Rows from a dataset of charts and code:
▬▬▬▬▬▬

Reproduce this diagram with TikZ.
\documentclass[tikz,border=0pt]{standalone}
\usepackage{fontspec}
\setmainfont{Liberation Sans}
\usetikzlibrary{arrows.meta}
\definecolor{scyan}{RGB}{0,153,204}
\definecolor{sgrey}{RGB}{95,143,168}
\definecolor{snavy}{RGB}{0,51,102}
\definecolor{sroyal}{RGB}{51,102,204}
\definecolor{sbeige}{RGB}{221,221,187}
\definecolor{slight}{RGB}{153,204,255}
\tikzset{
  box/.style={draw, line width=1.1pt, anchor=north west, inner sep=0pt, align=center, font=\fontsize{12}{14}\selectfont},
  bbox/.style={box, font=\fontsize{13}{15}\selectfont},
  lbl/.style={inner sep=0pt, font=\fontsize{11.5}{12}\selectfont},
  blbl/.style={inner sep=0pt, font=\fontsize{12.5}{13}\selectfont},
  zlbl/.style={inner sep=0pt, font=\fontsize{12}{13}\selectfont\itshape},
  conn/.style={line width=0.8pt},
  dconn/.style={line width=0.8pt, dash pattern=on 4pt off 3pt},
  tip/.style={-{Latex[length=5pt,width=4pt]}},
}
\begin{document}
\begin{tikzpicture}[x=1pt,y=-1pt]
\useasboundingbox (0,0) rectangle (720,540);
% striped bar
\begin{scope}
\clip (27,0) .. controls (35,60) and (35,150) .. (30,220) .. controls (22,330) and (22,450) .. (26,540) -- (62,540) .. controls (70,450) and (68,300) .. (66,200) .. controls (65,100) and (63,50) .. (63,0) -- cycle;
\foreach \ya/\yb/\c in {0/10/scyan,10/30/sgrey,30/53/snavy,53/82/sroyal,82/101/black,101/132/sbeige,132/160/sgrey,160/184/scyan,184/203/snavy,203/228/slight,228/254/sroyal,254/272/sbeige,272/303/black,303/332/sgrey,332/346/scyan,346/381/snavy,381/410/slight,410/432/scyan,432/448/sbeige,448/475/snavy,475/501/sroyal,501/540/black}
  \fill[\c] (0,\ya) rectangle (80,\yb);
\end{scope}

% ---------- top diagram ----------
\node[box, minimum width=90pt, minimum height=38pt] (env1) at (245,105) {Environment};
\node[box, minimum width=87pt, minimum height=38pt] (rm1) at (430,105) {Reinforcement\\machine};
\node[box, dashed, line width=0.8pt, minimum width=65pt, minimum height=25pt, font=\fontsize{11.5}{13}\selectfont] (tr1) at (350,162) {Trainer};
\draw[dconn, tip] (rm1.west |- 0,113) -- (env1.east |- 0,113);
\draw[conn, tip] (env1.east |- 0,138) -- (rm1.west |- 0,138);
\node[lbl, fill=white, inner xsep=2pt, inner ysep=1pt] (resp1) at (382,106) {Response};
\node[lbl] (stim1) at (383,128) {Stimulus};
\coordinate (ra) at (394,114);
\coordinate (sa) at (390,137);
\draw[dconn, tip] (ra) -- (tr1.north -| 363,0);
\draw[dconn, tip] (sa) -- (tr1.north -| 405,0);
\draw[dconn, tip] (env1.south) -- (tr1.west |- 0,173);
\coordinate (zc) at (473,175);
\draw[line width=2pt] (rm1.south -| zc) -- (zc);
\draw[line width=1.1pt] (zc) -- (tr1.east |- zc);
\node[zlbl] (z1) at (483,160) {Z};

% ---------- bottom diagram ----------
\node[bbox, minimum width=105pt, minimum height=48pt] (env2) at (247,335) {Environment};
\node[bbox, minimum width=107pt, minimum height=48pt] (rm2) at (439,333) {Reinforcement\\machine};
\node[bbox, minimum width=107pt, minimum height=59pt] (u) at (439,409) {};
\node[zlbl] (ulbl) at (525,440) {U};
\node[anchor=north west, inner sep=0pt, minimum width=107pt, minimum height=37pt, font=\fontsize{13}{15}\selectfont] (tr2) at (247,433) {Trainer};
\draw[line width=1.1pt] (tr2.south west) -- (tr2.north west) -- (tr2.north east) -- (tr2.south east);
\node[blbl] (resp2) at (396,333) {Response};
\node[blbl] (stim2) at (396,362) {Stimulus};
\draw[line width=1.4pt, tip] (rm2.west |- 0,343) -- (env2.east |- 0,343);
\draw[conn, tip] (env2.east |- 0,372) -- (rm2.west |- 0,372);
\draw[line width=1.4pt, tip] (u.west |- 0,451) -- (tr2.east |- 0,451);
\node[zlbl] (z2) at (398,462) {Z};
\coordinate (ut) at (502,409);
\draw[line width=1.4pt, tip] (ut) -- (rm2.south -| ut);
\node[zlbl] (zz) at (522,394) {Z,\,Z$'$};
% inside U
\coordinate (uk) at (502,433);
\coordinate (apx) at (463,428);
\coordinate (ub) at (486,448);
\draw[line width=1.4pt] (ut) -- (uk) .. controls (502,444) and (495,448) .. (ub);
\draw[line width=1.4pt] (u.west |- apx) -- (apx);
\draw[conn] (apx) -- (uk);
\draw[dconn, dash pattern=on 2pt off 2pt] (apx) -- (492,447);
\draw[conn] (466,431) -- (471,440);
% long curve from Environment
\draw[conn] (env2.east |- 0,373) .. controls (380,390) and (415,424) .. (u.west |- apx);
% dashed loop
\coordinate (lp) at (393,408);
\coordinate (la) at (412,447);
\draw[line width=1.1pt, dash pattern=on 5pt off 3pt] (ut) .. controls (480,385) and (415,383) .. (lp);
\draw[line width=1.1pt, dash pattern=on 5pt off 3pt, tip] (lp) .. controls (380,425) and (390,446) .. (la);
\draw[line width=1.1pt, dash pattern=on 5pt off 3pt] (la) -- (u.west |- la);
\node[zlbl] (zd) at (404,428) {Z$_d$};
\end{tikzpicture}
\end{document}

▬▬▬▬▬▬

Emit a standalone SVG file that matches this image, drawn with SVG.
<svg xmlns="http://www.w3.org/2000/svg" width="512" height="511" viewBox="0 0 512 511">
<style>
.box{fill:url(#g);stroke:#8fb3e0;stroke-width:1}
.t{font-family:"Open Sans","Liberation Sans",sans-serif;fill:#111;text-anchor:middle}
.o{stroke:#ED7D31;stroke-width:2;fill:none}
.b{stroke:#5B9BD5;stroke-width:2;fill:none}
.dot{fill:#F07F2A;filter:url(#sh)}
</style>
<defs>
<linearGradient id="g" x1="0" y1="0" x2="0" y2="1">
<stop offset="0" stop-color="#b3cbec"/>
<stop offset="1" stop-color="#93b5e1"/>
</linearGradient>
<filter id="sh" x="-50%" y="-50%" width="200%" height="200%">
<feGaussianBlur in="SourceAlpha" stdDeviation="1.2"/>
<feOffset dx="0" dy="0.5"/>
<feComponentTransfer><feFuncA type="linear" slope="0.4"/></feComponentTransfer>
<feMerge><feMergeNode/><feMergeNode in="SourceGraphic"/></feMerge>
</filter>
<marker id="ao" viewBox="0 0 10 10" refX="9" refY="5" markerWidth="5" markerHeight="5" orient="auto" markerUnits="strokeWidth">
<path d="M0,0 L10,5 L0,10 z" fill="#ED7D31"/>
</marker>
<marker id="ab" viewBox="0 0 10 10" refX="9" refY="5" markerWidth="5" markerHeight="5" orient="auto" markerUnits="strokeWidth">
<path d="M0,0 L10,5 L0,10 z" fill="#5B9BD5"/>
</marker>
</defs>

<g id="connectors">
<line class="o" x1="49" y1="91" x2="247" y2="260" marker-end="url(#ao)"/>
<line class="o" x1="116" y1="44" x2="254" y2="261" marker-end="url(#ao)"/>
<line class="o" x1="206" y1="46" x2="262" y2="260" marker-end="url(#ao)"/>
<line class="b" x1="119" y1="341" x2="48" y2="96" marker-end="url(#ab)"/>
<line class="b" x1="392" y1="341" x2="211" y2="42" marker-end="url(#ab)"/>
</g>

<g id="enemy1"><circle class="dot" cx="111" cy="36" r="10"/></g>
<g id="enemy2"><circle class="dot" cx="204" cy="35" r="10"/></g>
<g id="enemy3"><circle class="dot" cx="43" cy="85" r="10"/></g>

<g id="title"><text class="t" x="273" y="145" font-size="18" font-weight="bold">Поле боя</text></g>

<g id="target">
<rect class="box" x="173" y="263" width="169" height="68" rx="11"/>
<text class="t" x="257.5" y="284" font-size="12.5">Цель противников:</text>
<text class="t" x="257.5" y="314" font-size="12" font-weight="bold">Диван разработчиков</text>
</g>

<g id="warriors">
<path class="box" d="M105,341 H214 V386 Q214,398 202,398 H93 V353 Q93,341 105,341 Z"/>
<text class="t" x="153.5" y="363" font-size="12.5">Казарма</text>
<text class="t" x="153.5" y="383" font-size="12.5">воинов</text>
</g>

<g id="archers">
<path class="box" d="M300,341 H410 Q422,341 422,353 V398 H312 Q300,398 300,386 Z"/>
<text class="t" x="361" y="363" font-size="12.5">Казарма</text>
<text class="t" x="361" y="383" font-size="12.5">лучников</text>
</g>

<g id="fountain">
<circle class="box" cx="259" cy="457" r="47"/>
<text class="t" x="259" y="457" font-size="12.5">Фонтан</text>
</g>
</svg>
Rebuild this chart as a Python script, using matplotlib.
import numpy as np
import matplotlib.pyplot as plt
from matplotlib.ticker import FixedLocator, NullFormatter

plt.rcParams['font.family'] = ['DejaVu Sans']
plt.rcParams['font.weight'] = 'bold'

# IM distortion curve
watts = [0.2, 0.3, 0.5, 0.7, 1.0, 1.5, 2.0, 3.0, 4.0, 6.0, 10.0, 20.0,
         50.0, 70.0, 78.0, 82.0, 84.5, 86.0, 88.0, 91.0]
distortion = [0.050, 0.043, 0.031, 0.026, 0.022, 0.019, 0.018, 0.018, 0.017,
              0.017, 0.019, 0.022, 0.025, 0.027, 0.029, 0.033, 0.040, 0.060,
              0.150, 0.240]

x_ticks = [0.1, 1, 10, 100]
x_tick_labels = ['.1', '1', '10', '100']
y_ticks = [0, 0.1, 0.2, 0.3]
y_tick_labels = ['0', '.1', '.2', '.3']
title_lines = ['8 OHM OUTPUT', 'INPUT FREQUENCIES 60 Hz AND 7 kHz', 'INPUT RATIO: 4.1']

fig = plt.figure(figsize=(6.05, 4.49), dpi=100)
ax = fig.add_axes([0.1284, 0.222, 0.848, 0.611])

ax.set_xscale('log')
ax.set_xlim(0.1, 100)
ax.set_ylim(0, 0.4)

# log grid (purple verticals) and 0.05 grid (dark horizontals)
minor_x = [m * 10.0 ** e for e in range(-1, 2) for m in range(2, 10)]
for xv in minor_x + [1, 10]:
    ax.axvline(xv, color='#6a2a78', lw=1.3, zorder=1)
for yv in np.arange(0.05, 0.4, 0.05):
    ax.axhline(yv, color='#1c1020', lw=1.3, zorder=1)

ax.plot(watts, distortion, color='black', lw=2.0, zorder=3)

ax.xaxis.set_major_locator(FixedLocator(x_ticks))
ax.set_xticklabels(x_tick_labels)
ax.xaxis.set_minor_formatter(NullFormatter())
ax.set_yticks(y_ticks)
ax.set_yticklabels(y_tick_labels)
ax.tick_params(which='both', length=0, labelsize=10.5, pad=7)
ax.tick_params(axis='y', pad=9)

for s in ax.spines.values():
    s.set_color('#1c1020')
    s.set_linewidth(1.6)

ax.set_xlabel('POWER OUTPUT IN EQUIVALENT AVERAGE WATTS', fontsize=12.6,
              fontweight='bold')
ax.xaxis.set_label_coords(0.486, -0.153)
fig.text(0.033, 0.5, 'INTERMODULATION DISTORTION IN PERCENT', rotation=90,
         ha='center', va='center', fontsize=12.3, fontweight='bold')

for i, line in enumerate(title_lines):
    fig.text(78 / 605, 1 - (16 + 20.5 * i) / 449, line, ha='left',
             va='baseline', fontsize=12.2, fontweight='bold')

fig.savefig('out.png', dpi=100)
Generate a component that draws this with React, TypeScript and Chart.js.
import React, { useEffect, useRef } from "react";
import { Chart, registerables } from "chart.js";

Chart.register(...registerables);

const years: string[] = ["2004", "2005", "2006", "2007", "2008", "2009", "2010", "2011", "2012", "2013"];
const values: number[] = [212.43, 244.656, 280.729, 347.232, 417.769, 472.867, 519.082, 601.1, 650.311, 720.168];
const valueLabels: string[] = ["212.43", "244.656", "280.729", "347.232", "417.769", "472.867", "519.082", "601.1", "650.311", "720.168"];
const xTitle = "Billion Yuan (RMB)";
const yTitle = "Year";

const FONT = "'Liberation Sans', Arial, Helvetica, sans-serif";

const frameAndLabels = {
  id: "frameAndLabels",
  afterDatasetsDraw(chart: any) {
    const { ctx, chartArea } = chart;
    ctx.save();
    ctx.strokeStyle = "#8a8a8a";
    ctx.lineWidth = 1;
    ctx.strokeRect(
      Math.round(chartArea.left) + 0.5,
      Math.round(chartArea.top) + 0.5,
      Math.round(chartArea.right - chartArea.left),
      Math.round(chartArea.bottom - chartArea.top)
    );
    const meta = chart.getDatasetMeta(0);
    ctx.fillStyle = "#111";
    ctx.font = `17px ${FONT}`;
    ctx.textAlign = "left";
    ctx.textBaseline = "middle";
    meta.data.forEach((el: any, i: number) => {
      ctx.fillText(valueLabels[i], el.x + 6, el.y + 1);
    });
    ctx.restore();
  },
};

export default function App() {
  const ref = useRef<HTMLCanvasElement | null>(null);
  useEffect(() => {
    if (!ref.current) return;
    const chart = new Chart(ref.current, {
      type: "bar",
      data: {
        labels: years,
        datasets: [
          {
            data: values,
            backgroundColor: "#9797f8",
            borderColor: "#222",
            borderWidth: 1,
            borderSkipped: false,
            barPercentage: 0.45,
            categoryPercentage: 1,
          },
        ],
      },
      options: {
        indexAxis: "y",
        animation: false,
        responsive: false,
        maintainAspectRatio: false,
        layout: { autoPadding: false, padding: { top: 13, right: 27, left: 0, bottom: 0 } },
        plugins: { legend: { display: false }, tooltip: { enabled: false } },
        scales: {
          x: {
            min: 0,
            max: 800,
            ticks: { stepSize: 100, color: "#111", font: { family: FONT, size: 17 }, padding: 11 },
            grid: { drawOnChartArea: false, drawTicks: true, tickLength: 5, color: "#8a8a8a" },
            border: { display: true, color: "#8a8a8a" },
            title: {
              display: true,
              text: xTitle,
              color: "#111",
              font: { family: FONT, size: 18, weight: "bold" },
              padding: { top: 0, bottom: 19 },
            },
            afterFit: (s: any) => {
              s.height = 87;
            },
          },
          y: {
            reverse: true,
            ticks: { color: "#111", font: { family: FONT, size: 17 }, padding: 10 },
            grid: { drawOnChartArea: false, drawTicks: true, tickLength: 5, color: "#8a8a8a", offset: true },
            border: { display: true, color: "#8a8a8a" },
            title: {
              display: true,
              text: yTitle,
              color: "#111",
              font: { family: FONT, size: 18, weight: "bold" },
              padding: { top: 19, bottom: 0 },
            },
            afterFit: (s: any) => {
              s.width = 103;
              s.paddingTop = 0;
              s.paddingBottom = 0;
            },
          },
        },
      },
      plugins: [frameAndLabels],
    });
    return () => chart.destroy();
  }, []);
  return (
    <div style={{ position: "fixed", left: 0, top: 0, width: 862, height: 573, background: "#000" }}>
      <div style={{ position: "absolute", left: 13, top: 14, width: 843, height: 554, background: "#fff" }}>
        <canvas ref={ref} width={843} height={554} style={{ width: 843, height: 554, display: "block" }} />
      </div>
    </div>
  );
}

▬▬▬▬▬▬

= WRITTEN EXERCISE =
Produce only the lines from the line containing "Generate a component" through the line containing "Chart.register(...registerables);", inclusive of both, exactly as they stand in the entries above.

= COMPLETE OUTPUT =
Generate a component that draws this with React, TypeScript and Chart.js.
import React, { useEffect, useRef } from "react";
import { Chart, registerables } from "chart.js";

Chart.register(...registerables);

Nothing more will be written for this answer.